===== Source material

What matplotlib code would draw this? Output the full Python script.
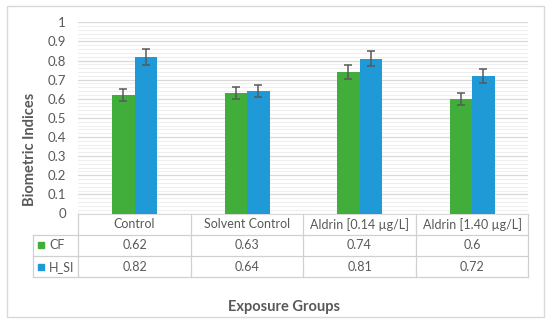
import numpy as np
import matplotlib
matplotlib.use("Agg")
import matplotlib.pyplot as plt
from matplotlib.patches import Rectangle

plt.rcParams['font.family'] = ['Lato', 'DejaVu Sans']

# data
groups = ["Control", "Solvent Control", "Aldrin [0.14 µg/L]", "Aldrin [1.40 µg/L]"]
cf = [0.62, 0.63, 0.74, 0.6]
h_si = [0.82, 0.64, 0.81, 0.72]
cf_err = [0.031, 0.032, 0.037, 0.030]
h_si_err = [0.041, 0.032, 0.040, 0.036]
series_names = ["CF", "H_SI"]

green = "#41AD3A"
blue = "#1F9AD7"
txt = "#595959"
grid_c = "#D9D9D9"

W, H = 550, 323
fig = plt.figure(figsize=(W / 100, H / 100), dpi=100)

# outer chart border
fig.patches.append(Rectangle((6.7 / W, 1 - 316.7 / H), (544.3 - 6.7) / W, (316.7 - 6) / H,
                             transform=fig.transFigure, fill=False, ec=grid_c, lw=1))

# plot area
x0, x1 = 78.3, 528.3
yt, yb = 22.3, 213.5
ax = fig.add_axes([x0 / W, 1 - yb / H, (x1 - x0) / W, (yb - yt) / H])
x = np.arange(len(groups))
bw = 0.2
ek = dict(ecolor="#595959", elinewidth=1.1, capsize=3.2, capthick=1.1)
ax.bar(x - bw / 2, cf, bw, color=green, yerr=cf_err, error_kw=ek, zorder=3)
ax.bar(x + bw / 2, h_si, bw, color=blue, yerr=h_si_err, error_kw=ek, zorder=3)
ax.set_xlim(-0.5, len(groups) - 0.5)
ax.set_ylim(0, 1)
ax.set_yticks(np.arange(0, 1.01, 0.1))
ax.set_yticklabels([f"{v:g}" for v in np.round(np.arange(0, 1.01, 0.1), 1)])
ax.set_yticks(np.arange(0, 1.001, 0.02), minor=True)
ax.grid(axis="y", which="major", color=grid_c, lw=0.9, zorder=0)
ax.grid(axis="y", which="minor", color="#EEEEEE", lw=0.8, zorder=0)
ax.tick_params(axis="y", which="both", length=0, pad=9, labelsize=9.5, labelcolor=txt)
ax.set_xticks([])
for s in ["top", "right", "left"]:
    ax.spines[s].set_visible(False)
ax.spines["bottom"].set_color(grid_c)

# data table below the plot
tl = 33.3
tb = 277.3
tax = fig.add_axes([tl / W, 1 - tb / H, (x1 - tl) / W, (tb - yb) / H])
lab_x = -0.5 - (x0 - tl) / (x1 - x0) * len(groups)
tax.set_xlim(lab_x, len(groups) - 0.5)
tax.set_ylim(0, 3)
tax.axis("off")
lc = "#D0D0D0"
for xv in np.arange(-0.5, len(groups), 1.0):
    tax.plot([xv, xv], [0, 3], color=lc, lw=0.9, clip_on=False)
tax.plot([lab_x, lab_x], [0, 2], color=lc, lw=0.9, clip_on=False)
for yv in [0, 1, 2]:
    tax.plot([lab_x, len(groups) - 0.5], [yv, yv], color=lc, lw=0.9, clip_on=False)
fs = 9
for i, g in enumerate(groups):
    tax.text(i, 2.5, g, ha="center", va="center", fontsize=fs, color=txt)
    tax.text(i, 1.5, f"{cf[i]:g}", ha="center", va="center", fontsize=fs, color=txt)
    tax.text(i, 0.5, f"{h_si[i]:g}", ha="center", va="center", fontsize=fs, color=txt)
for yv, name, c in [(1.5, series_names[0], green), (0.5, series_names[1], blue)]:
    tax.plot([lab_x + 0.07], [yv], marker="s", ms=4.8, color=c, clip_on=False)
    tax.text(lab_x + 0.14, yv, name, ha="left", va="center", fontsize=fs, color=txt)

fig.text(30 / W, 1 - 149 / H, "Biometric Indices", rotation=90, ha="center", va="center",
         fontsize=10.5, fontweight="bold", color=txt)
fig.text(284 / W, 1 - 306.5 / H, "Exposure Groups", ha="center", va="center",
         fontsize=10.5, fontweight="bold", color=txt)

fig.savefig("out.png", dpi=100)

==========

▶ _Work to do_: Begin at the first line of the material and copy each line exactly through the one containing "fig = plt.figure(figsize=(W". Omit pictures.

▶ _Response below_:
What matplotlib code would draw this? Output the full Python script.
import numpy as np
import matplotlib
matplotlib.use("Agg")
import matplotlib.pyplot as plt
from matplotlib.patches import Rectangle

plt.rcParams['font.family'] = ['Lato', 'DejaVu Sans']

# data
groups = ["Control", "Solvent Control", "Aldrin [0.14 µg/L]", "Aldrin [1.40 µg/L]"]
cf = [0.62, 0.63, 0.74, 0.6]
h_si = [0.82, 0.64, 0.81, 0.72]
cf_err = [0.031, 0.032, 0.037, 0.030]
h_si_err = [0.041, 0.032, 0.040, 0.036]
series_names = ["CF", "H_SI"]

green = "#41AD3A"
blue = "#1F9AD7"
txt = "#595959"
grid_c = "#D9D9D9"

W, H = 550, 323
fig = plt.figure(figsize=(W / 100, H / 100), dpi=100)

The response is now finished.